IFRS 16 et IFRS 15 risquent d’impacter les comptes des entreprises.
Les professionnels souhaitent une généralisation de la consolidation à l'ensemble des groupes marocains.
Par A. Hlimi
Le calendrier mondial des réformes en matière de consolidation comptable est en ébullition, un peu comme en 2015 et après la crise financière de 2008. Pour nos entreprises, il s'agit de continuer de s'adapter aux exigences règlementaires, alors que pour les pouvoirs publics, il est temps de faire preuve de cohérence en matière réglementaire.
Anass Radi, président de l'Association marocaine des consolideurs financiers (AMCF), rappelle que les textes de loi actuels imposent la consolidation à trois types d'entreprises : celles qui sont cotées, les groupes bancaires et les groupes publics.

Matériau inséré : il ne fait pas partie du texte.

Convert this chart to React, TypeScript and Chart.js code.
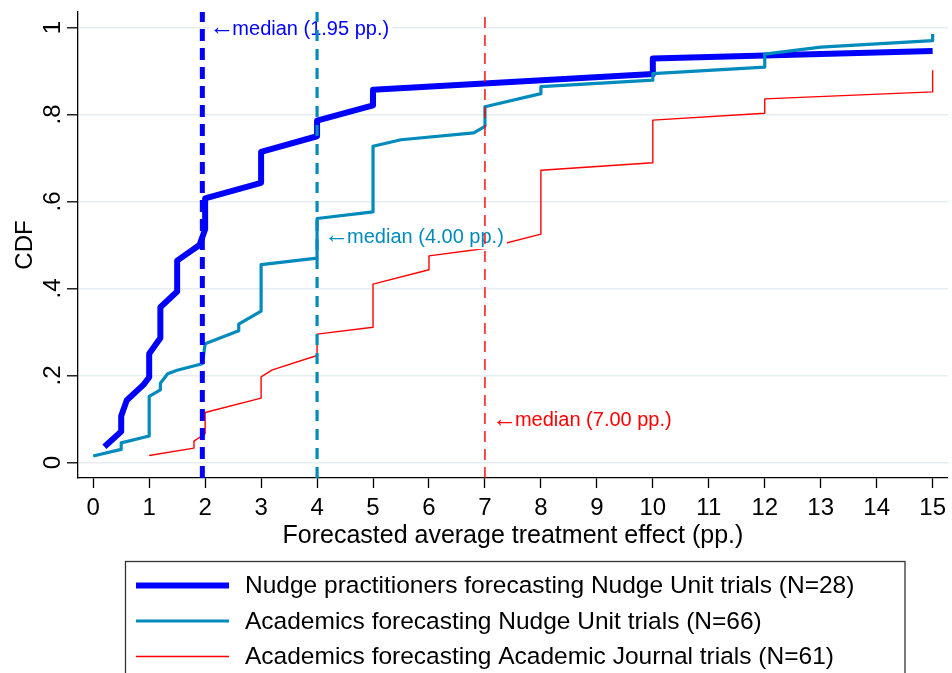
import { useEffect, useRef } from 'react';
import { Chart, registerables } from 'chart.js';

Chart.register(...registerables);

const FONT_FAMILY = '"Liberation Sans", Arial, Helvetica, sans-serif';

// Forecast values (pp.) and cumulative shares, one polyline per forecaster group
const practitionersX = [0.2, 0.5, 0.5, 0.6, 0.9, 1.0, 1.0, 1.2, 1.2, 1.5, 1.5, 1.9, 2.0, 2.0, 3.0, 3.0, 4.0, 4.0, 5.0, 5.0, 10.0, 10.0, 15.0];
const practitionersCdf = [0.036, 0.071, 0.107, 0.143, 0.179, 0.196, 0.25, 0.286, 0.357, 0.393, 0.464, 0.5, 0.536, 0.607, 0.643, 0.714, 0.75, 0.786, 0.821, 0.857, 0.893, 0.929, 0.946];

const academicsNudgeX = [0.0, 0.5, 0.5, 1.0, 1.0, 1.2, 1.2, 1.33, 1.5, 1.95, 2.0, 2.6, 2.6, 3.0, 3.0, 4.0, 4.0, 5.0, 5.0, 5.5, 6.8, 7.0, 7.0, 8.0, 8.0, 10.0, 10.0, 12.0, 12.0, 13.0, 15.0, 15.0];
const academicsNudgeCdf = [0.015, 0.03, 0.045, 0.061, 0.152, 0.167, 0.182, 0.204, 0.212, 0.227, 0.273, 0.303, 0.318, 0.348, 0.455, 0.47, 0.561, 0.576, 0.727, 0.742, 0.758, 0.773, 0.818, 0.848, 0.864, 0.879, 0.894, 0.909, 0.939, 0.955, 0.97, 0.985];

const academicsJournalX = [1.0, 1.8, 1.8, 2.0, 2.0, 3.0, 3.0, 3.2, 4.0, 4.0, 5.0, 5.0, 6.0, 6.0, 7.0, 8.0, 8.0, 10.0, 10.0, 12.0, 12.0, 15.0, 15.0];
const academicsJournalCdf = [0.016, 0.033, 0.049, 0.066, 0.115, 0.148, 0.197, 0.213, 0.246, 0.295, 0.311, 0.41, 0.443, 0.475, 0.492, 0.525, 0.672, 0.689, 0.787, 0.803, 0.836, 0.852, 0.902];

// Medians and their annotation text
const medianValues = [1.95, 4.0, 7.0];
const medianArrow = '\u2190';
const medianTexts = ['median (1.95 pp.)', 'median (4.00 pp.)', 'median (7.00 pp.)'];
const medianTextLevels = [0.996, 0.518, 0.096];

const seriesNames = [
  'Nudge practitioners forecasting Nudge Unit trials (N=28)',
  'Academics forecasting Nudge Unit trials (N=66)',
  'Academics forecasting Academic Journal trials (N=61)',
];

// Axis ticks
const xTickValues = [0, 1, 2, 3, 4, 5, 6, 7, 8, 9, 10, 11, 12, 13, 14, 15];
const yTickValues = [0, 0.2, 0.4, 0.6, 0.8, 1];
const yTickLabels = ['0', '.2', '.4', '.6', '.8', '1'];

const X_MIN = -0.272;
const X_MAX = 15.272;
const Y_MIN = -0.0357;
const Y_MAX = 1.0357;

const COLORS = ['#0000ff', '#008bbc', '#ff0000'];
const LINE_WIDTHS = [6, 3.2, 1.4];
const DASHES = [[12, 7], [11, 8], [11, 7]];

const toPoints = (xs: number[], ys: number[]) => xs.map((x, i) => ({ x, y: ys[i] }));

const decorPlugin = {
  id: 'decor',
  beforeDatasetsDraw(chart: any) {
    chart.$medianTextDone = false;
  },
  beforeDatasetDraw(chart: any, args: any) {
    // annotations sit above the CDF curves but below the dashed median lines
    if (args.index < 3 || chart.$medianTextDone) return;
    chart.$medianTextDone = true;
    const { ctx } = chart;
    const xs = chart.scales.x;
    const ys = chart.scales.y;
    ctx.save();
    ctx.textBaseline = 'middle';
    ctx.textAlign = 'left';
    medianValues.forEach((m, i) => {
      const px = xs.getPixelForValue(m) + 10;
      const py = ys.getPixelForValue(medianTextLevels[i]);
      ctx.font = `25px ${FONT_FAMILY}`;
      const aw = ctx.measureText(medianArrow).width;
      ctx.font = `20px ${FONT_FAMILY}`;
      const tw = ctx.measureText(medianTexts[i]).width;
      const textX = px + 20;
      ctx.fillStyle = '#ffffff';
      ctx.fillRect(px - 3, py - 12, textX - px + tw + 6, 24);
      ctx.fillStyle = COLORS[i];
      ctx.fillText(medianTexts[i], textX, py);
      ctx.font = `25px ${FONT_FAMILY}`;
      ctx.fillText(medianArrow, px + (19 - aw) / 2, py - 1);
    });
    ctx.restore();
  },
  afterDraw(chart: any) {
    const { ctx, chartArea } = chart;
    const ys = chart.scales.y;
    ctx.save();
    ctx.fillStyle = '#000000';
    ctx.font = `24px ${FONT_FAMILY}`;
    ctx.textBaseline = 'alphabetic';
    ctx.textAlign = 'center';

    // rotated y tick labels
    yTickValues.forEach((v, i) => {
      ctx.save();
      ctx.translate(60, ys.getPixelForValue(v));
      ctx.rotate(-Math.PI / 2);
      ctx.fillText(yTickLabels[i], 0, 0);
      ctx.restore();
    });

    // y axis title
    ctx.save();
    ctx.translate(31.5, (chartArea.top + chartArea.bottom) / 2);
    ctx.rotate(-Math.PI / 2);
    ctx.fillText('CDF', 0, 0);
    ctx.restore();

    // x axis title
    ctx.font = `25px ${FONT_FAMILY}`;
    ctx.fillText('Forecasted average treatment effect (pp.)', (chartArea.left + chartArea.right) / 2, 543);

    // legend box
    ctx.strokeStyle = '#333333';
    ctx.lineWidth = 1.3;
    ctx.strokeRect(125.5, 561.5, 779.5, 200);
    ctx.font = `24.5px ${FONT_FAMILY}`;
    ctx.textAlign = 'left';
    ctx.textBaseline = 'middle';
    seriesNames.forEach((name, i) => {
      const y = 585.5 + i * 35.5;
      ctx.beginPath();
      ctx.strokeStyle = COLORS[i];
      ctx.lineWidth = LINE_WIDTHS[i];
      ctx.moveTo(136, y);
      ctx.lineTo(229, y);
      ctx.stroke();
      ctx.fillStyle = '#000000';
      ctx.fillText(name, 245, y + 1);
    });
    ctx.restore();
  },
};

export default function App() {
  const canvasRef = useRef<HTMLCanvasElement | null>(null);

  useEffect(() => {
    const canvas = canvasRef.current;
    if (!canvas) return;

    const series = [
      toPoints(practitionersX, practitionersCdf),
      toPoints(academicsNudgeX, academicsNudgeCdf),
      toPoints(academicsJournalX, academicsJournalCdf),
    ];

    const curveSets = series.map((data, i) => ({
      label: seriesNames[i],
      data,
      borderColor: COLORS[i],
      backgroundColor: COLORS[i],
      borderWidth: LINE_WIDTHS[i],
      pointRadius: 0,
      tension: 0,
      fill: false,
      borderJoinStyle: 'round' as const,
      order: 6 - i,
    }));

    const medianSets = medianValues.map((m, i) => ({
      label: `median ${i}`,
      data: [{ x: m, y: Y_MIN }, { x: m, y: Y_MAX }],
      borderColor: COLORS[i],
      backgroundColor: COLORS[i],
      borderWidth: i === 0 ? 5 : LINE_WIDTHS[i],
      borderDash: DASHES[i],
      pointRadius: 0,
      fill: false,
      order: 3 - i,
    }));

    const chart = new Chart(canvas, {
      type: 'line',
      data: { datasets: [...curveSets, ...medianSets] },
      options: {
        animation: false,
        responsive: false,
        devicePixelRatio: 1,
        layout: { padding: { left: 0, right: 1, top: 12, bottom: 0 } },
        plugins: {
          legend: { display: false },
          tooltip: { enabled: false },
          title: { display: false },
        },
        scales: {
          x: {
            type: 'linear',
            min: X_MIN,
            max: X_MAX,
            afterBuildTicks: (scale: any) => {
              scale.ticks = xTickValues.map((v) => ({ value: v }));
            },
            afterFit: (scale: any) => {
              scale.height = 195;
            },
            ticks: {
              autoSkip: false,
              maxRotation: 0,
              minRotation: 0,
              padding: 6,
              color: '#000000',
              font: { family: FONT_FAMILY, size: 24 },
              callback: (v: any) => String(v),
            },
            grid: {
              drawOnChartArea: false,
              drawTicks: true,
              tickLength: 10,
              tickColor: '#000000',
              tickWidth: 1.3,
            },
            border: { display: true, color: '#000000', width: 1.3 },
          },
          y: {
            type: 'linear',
            min: Y_MIN,
            max: Y_MAX,
            afterBuildTicks: (scale: any) => {
              scale.ticks = yTickValues.map((v) => ({ value: v }));
            },
            afterFit: (scale: any) => {
              scale.width = 78;
            },
            ticks: { display: false },
            grid: {
              color: '#e6edf1',
              lineWidth: 1.6,
              drawTicks: true,
              tickLength: 11,
              tickColor: '#000000',
              tickWidth: 1.3,
            },
            border: { display: true, color: '#000000', width: 1.3 },
          },
        },
      },
      plugins: [decorPlugin],
    });

    return () => chart.destroy();
  }, []);

  return (
    <div style={{ position: 'absolute', left: 0, top: 0, width: 952, height: 673, background: '#ffffff' }}>
      <canvas ref={canvasRef} width={952} height={673} style={{ display: 'block' }} />
    </div>
  );
}
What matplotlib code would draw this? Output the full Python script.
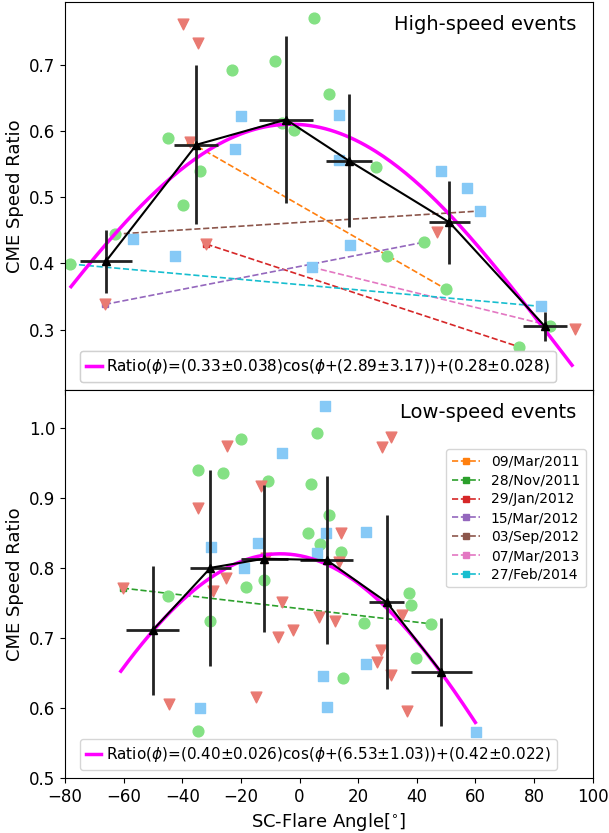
import numpy as np
import matplotlib.pyplot as plt

# ---- high-speed events (top panel) ----
hi_g_x = [-78.3, -63, -45, -39.9, -34.1, -22.9, -8.3, 4.9, -6, -1.9, 10, 26, 29.7, 42.6, 50, 85.4, 74.9]
hi_g_y = [0.399, 0.444, 0.589, 0.488, 0.539, 0.692, 0.706, 0.770, 0.612, 0.601, 0.656, 0.545, 0.411, 0.432, 0.361, 0.306, 0.274]
hi_b_x = [-56.9, -42.6, -22, -19.9, 4.3, 17.1, 13.4, 13.4, 48.4, 57.2, 61.6, 82.4]
hi_b_y = [0.436, 0.411, 0.573, 0.623, 0.394, 0.427, 0.624, 0.556, 0.539, 0.514, 0.479, 0.335]
hi_r_x = [-66.4, -39.9, -34.8, -37.5, -31.8, 47, 93.9]
hi_r_y = [0.338, 0.762, 0.733, 0.583, 0.429, 0.447, 0.301]

hi_bin_x = [-66.1, -35.2, -4.6, 16.8, 51.1, 83.7]
hi_bin_y = [0.403, 0.579, 0.617, 0.555, 0.462, 0.305]
hi_bin_xerr = [8.8, 7.5, 9.2, 7.8, 7.0, 7.6]
hi_bin_yerr = [0.048, 0.12, 0.126, 0.10, 0.063, 0.022]
hi_fit = (0.33, 2.89, 0.28)
hi_fit_range = (-78, 93)
hi_label = r'Ratio($\phi$)=(0.33$\pm$0.038)cos($\phi$+(2.89$\pm$3.17))+(0.28$\pm$0.028)'

# ---- low-speed events (bottom panel) ----
lo_g_x = [-45, -34.8, -26.3, -19.9, -10.7, -18.2, -12, -30.4, -34.8, 5.9, 3.9, 10, 2.9, 6.9, 14.1,
          14.8, 21.9, 37.2, 38.2, 39.9, 45]
lo_g_y = [0.760, 0.940, 0.936, 0.984, 0.924, 0.773, 0.783, 0.724, 0.567, 0.993, 0.920, 0.876, 0.850, 0.834, 0.823,
          0.643, 0.721, 0.764, 0.747, 0.671, 0.720]
lo_b_x = [-34.1, -30.1, -18.9, -14.1, -5.9, 8.7, 9, 6, 22.6, 8, 9.3, 22.6, 60.3]
lo_b_y = [0.600, 0.829, 0.800, 0.836, 0.964, 1.031, 0.849, 0.821, 0.851, 0.645, 0.601, 0.663, 0.566]
lo_r_x = [-60.3, -44.7, -34.5, -24.6, -25, -13.1, -29.4, -11.4, -14.8, -5.9, -7.3, -2.2, 6.6, 12, 14.1,
          13.4, 28, 31.1, 27.7, 26.3, 31.1, 34.8, 36.5]
lo_r_y = [0.771, 0.606, 0.886, 0.974, 0.786, 0.917, 0.767, 0.814, 0.616, 0.751, 0.701, 0.711, 0.730, 0.724, 0.849,
          0.809, 0.973, 0.987, 0.683, 0.666, 0.647, 0.733, 0.596]

lo_bin_x = [-50.1, -30.4, -12.1, 9.3, 29.7, 48.4]
lo_bin_y = [0.711, 0.800, 0.813, 0.811, 0.751, 0.651]
lo_bin_xerr = [9.0, 7.0, 8.0, 9.0, 6.0, 10.3]
lo_bin_yerr = [0.092, 0.14, 0.105, 0.12, 0.124, 0.077]
lo_fit = (0.40, 6.53, 0.42)
lo_fit_range = (-61, 60)
lo_label = r'Ratio($\phi$)=(0.40$\pm$0.026)cos($\phi$+(6.53$\pm$1.03))+(0.42$\pm$0.022)'

# ---- individual events, joined by dashed lines ----
ev_names = ['09/Mar/2011', '28/Nov/2011', '29/Jan/2012', '15/Mar/2012',
            '03/Sep/2012', '07/Mar/2013', '27/Feb/2014']
ev_colors = ['C1', 'C2', 'C3', 'C4', 'C5', 'C6', 'C9']
ev_panel = [0, 1, 0, 0, 0, 0, 0]
ev_x = [(-37.5, 50), (-60.3, 45), (-31.8, 74.9), (-66.4, 42.6), (-63, 61.6), (4.3, 85.4), (-78.3, 82.4)]
ev_y = [(0.583, 0.361), (0.771, 0.720), (0.429, 0.274), (0.338, 0.432), (0.444, 0.479), (0.394, 0.306), (0.399, 0.335)]

green = '#84e184'
blue = '#86c9f6'
red = '#e97a72'

fig, axes = plt.subplots(2, 1, sharex=True, figsize=(6.09, 8.33), dpi=100)
plt.subplots_adjust(left=0.107, right=0.973, bottom=0.066, top=0.998, hspace=0)

for k in range(len(ev_names)):
    ax = axes[ev_panel[k]]
    ax.plot(ev_x[k], ev_y[k], '--', color=ev_colors[k], marker='s', ms=4, lw=1.2, zorder=1)

panels = [
    (axes[0], hi_g_x, hi_g_y, hi_b_x, hi_b_y, hi_r_x, hi_r_y, hi_bin_x, hi_bin_y, hi_bin_xerr, hi_bin_yerr,
     hi_fit, hi_fit_range, hi_label, 'High-speed events'),
    (axes[1], lo_g_x, lo_g_y, lo_b_x, lo_b_y, lo_r_x, lo_r_y, lo_bin_x, lo_bin_y, lo_bin_xerr, lo_bin_yerr,
     lo_fit, lo_fit_range, lo_label, 'Low-speed events'),
]

for ax, gx, gy, bx, by, rx, ry, cx, cy, cxe, cye, fit, frange, lab, title in panels:
    ax.scatter(gx, gy, s=60, marker='o', color=green, zorder=2)
    ax.scatter(bx, by, s=60, marker='s', color=blue, zorder=2)
    ax.scatter(rx, ry, s=60, marker='v', color=red, zorder=2)
    ax.errorbar(cx, cy, xerr=cxe, yerr=cye, fmt='-^', color='k', ecolor='#222222',
                elinewidth=2, lw=1.5, ms=6, zorder=4)
    phi = np.linspace(frange[0], frange[1], 200)
    fit_line, = ax.plot(phi, fit[0] * np.cos(np.radians(phi + fit[1])) + fit[2],
                        color='magenta', lw=2.5, zorder=3)
    leg = ax.legend([fit_line], [lab], loc='lower center', bbox_to_anchor=(0.48, 0.0),
                    fontsize=11, handlelength=1.0, handletextpad=0.3, borderpad=0.4)
    ax.add_artist(leg)
    ax.text(0.97, 0.965, title, transform=ax.transAxes, ha='right', va='top', fontsize=14)
    ax.set_ylabel('CME Speed Ratio', fontsize=13)
    ax.tick_params(labelsize=12)

# legend of individual events
handles = [plt.Line2D([], [], ls='--', color=c, marker='s', ms=4, lw=1.2) for c in ev_colors]
axes[1].legend(handles, ev_names, loc='upper right', bbox_to_anchor=(1.0, 0.865), fontsize=10,
               handlelength=2.0, labelspacing=0.35)

axes[0].set_ylim(0.209, 0.795)
axes[0].set_yticks([0.3, 0.4, 0.5, 0.6, 0.7])
axes[1].set_ylim(0.5, 1.054)
axes[1].set_yticks([0.5, 0.6, 0.7, 0.8, 0.9, 1.0])
axes[1].set_xlim(-80, 100)
axes[1].set_xticks(np.arange(-80, 101, 20))
axes[1].set_xlabel(r'SC-Flare Angle[$^{\circ}$]', fontsize=13)

plt.savefig('out.png', dpi=100)
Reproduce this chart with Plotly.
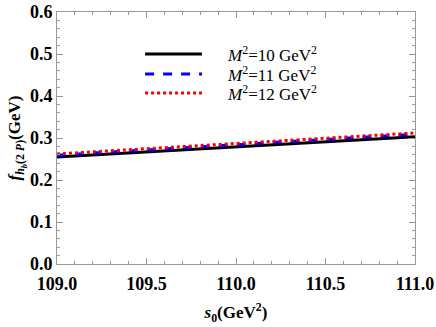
import plotly.graph_objects as go

s0 = [109.0, 109.5, 110.0, 110.5, 111.0]
f_M10 = [0.255, 0.267, 0.279, 0.291, 0.303]
f_M11 = [0.259, 0.2715, 0.284, 0.2965, 0.309]
f_M12 = [0.262, 0.2745, 0.287, 0.2995, 0.312]
names = ["<i>M</i><sup>2</sup>=10 GeV<sup>2</sup>",
         "<i>M</i><sup>2</sup>=11 GeV<sup>2</sup>",
         "<i>M</i><sup>2</sup>=12 GeV<sup>2</sup>"]
colors = ["black", "blue", "red"]
dashes = ["solid", "dash", "dot"]
x_ticks = [109.0, 109.5, 110.0, 110.5, 111.0]
x_ticktext = ["109.0", "109.5", "110.0", "110.5", "111.0"]
y_ticks = [0, 0.1, 0.2, 0.3, 0.4, 0.5, 0.6]
y_ticktext = ["0.0", "0.1", "0.2", "0.3", "0.4", "0.5", "0.6"]

SERIF = "Liberation Serif"

fig = go.Figure()
for ys, nm, c, d in zip([f_M10, f_M11, f_M12], names, colors, dashes):
    fig.add_trace(go.Scatter(x=s0, y=ys, mode="lines", name=nm, showlegend=False,
                             line=dict(color=c, width=3, dash=d)))

# manual legend (paper coordinates)
leg_rows = [0.833, 0.754, 0.679]
for yy, nm, c, d in zip(leg_rows, names, colors, dashes):
    fig.add_shape(type="line", xref="paper", yref="paper", x0=0.246, x1=0.405,
                  y0=yy, y1=yy, line=dict(color=c, width=3, dash=d))
    fig.add_annotation(xref="paper", yref="paper", x=0.469, y=yy, text=nm,
                       showarrow=False, xanchor="left", yanchor="middle",
                       font=dict(family=SERIF, size=17, color="black"))

def axis_common():
    return dict(showline=True, linecolor="#999999", linewidth=1, mirror="allticks",
                ticks="inside", ticklen=6, tickcolor="#999999", showgrid=False,
                zeroline=False, automargin=False,
                tickfont=dict(family=SERIF, size=18, color="black"))

fig.update_xaxes(range=[109.0, 111.0], tickvals=x_ticks,
                 ticktext=["<b>%s</b>" % t for t in x_ticktext],
                 ticklabelstandoff=3,
                 minor=dict(dtick=0.1, ticks="inside", ticklen=3, tickcolor="#999999"),
                 title=dict(text="<b><i>s</i><sub>0</sub>(GeV<sup>2</sup>)</b>",
                            font=dict(family=SERIF, size=17, color="black"),
                            standoff=13),
                 **axis_common())
fig.update_yaxes(range=[0, 0.6], tickvals=y_ticks,
                 ticktext=["<b>%s</b>" % t for t in y_ticktext],
                 minor=dict(dtick=0.02, ticks="inside", ticklen=3, tickcolor="#999999"),
                 title=dict(text="<b><i>f</i><sub><i>h</i><sub><i>b</i></sub>(2 <i>P</i>)</sub>(GeV)</b>",
                            font=dict(family=SERIF, size=17, color="black"),
                            standoff=4),
                 **axis_common())

fig.update_layout(
    width=436, height=327,
    font=dict(family=SERIF, color="black"),
    margin=dict(l=57, r=21, t=12, b=63),
    plot_bgcolor="white", paper_bgcolor="white",
    showlegend=False,
)

fig.write_html("out.html", config={"displayModeBar": False},
               post_script="document.body.style.margin='0';")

Or, pour prétendre être un hub financier régional, le Maroc doit être un exemple en matière de communication et de transparence financières. Ceci aide également à attirer de nouveaux investisseurs. Un objectif qui passe inéluctablement par une généralisation de l'exigence de la consolidation des comptes à l'ensemble des entreprises qui prennent la forme de groupe. Le dossier est d'ailleurs dans le circuit législatif, mais le marché manque de visibilité par rapport à son agenda.
Deux normes à surveiller
Sur un plan plus micro, Anass Radi attire l'attention sur deux normes IFRS qui risquent de peser sur les résultats des entreprises, après la norme IFRS 9 qui a coûté cher aux banques marocaines l'an dernier.
Il s'agit des normes IFRS 15 (en application depuis 2018) et IFRS16 (en application depuis le 1er janvier 2019), qui auront des impacts sur les résultats consolidés des entreprises ainsi que sur leurs bilans.
La première risque de se faire ressentir sur les résultats 2018 des entreprises de services et NTIC notamment, en limitant le spectre de ce qui est considéré comme chiffre d'affaires, alors que la seconde alourdira les charges d'amortissement et les charges financières des entreprises qui font appel aux contrats de location dans leur processus de production.
Concrètement, le principe de base d'IFRS 15 est de comptabiliser le produit pour décrire le transfert de biens ou de services à un client. La nouvelle norme se traduira également par une amélioration des informations à fournir.
Radi précise que la comptabilisation du chiffre d'affaires passera désormais par une série de filtres qui demandent une mise à niveau des méthodes et des utilisateurs.
Quant à l'IFRS16, elle implique que les locataires comptabiliseront la plupart des contrats de location directement au bilan. Pour Radi, ceci va alourdir les charges d'amortissement des entreprises qui font appel à ce type de contrats ainsi que leurs charges financières, étant donné que la contrepartie de cette comptabilisation au bilan est une dette au passif de l'entreprise.
Les groupes face à des problématiques de plus en plus complexes
Anass Radi explique la mutation des directions financières et plus particulièrement celle du consolideur financier : «C'est l'un des métiers les plus touchés par la digitalisation au sein des directions financières». Une mutation justifiée par les exigences de plus en plus pointues et à la carte, avec des délais de livraison plus courts.
«Il fut un temps où l'on consolidait les comptes une fois par an. Aujourd'hui, certains groupes le font de manière trimestrielle et même mensuelle dans le cadre de la conduite de la performance», note notre interlocuteur.
Il y a aussi la place grandissante de la consolidation à des fins de tests pour mesurer les impacts de nouvelles normes par exemple ou dans le traitement des opérations de fusions-acquisitions à l’international. En plus des traitements des transactions intra-groupes, qui se complexifient au fur et à mesure que les groupes grandissent. Des problématiques qui font évoluer le métier de consolideur. Hier comptable, aujourd'hui plus proche de l'analyste financier. ◆
Une association pour tirer le secteur vers le haut
Lancée en 2018, l'Association marocaine des consolideurs financiers (AMCF) vise à promouvoir et à structurer ce métier. L'association se donne pour mission d'accompagner et rehausser le niveau de ses membres, tout en contribuant à la relance de la réflexion autour des réformes réglementaires en liaison avec le domaine de la consolidation financière.
L’association est également ouverte sur les différents acteurs formant l’environnement de travail du consolideur (auditeurs, normalisateurs, régulateurs, analystes financiers, experts IT, universitaires...). L’AMCF cible aussi l’intégration des cadres consolideurs marocains évoluant à l’étranger en vue d’élargir le champ d’échange, de partage et de coordination. Elle souhaite être une locomotive continentale en la matière.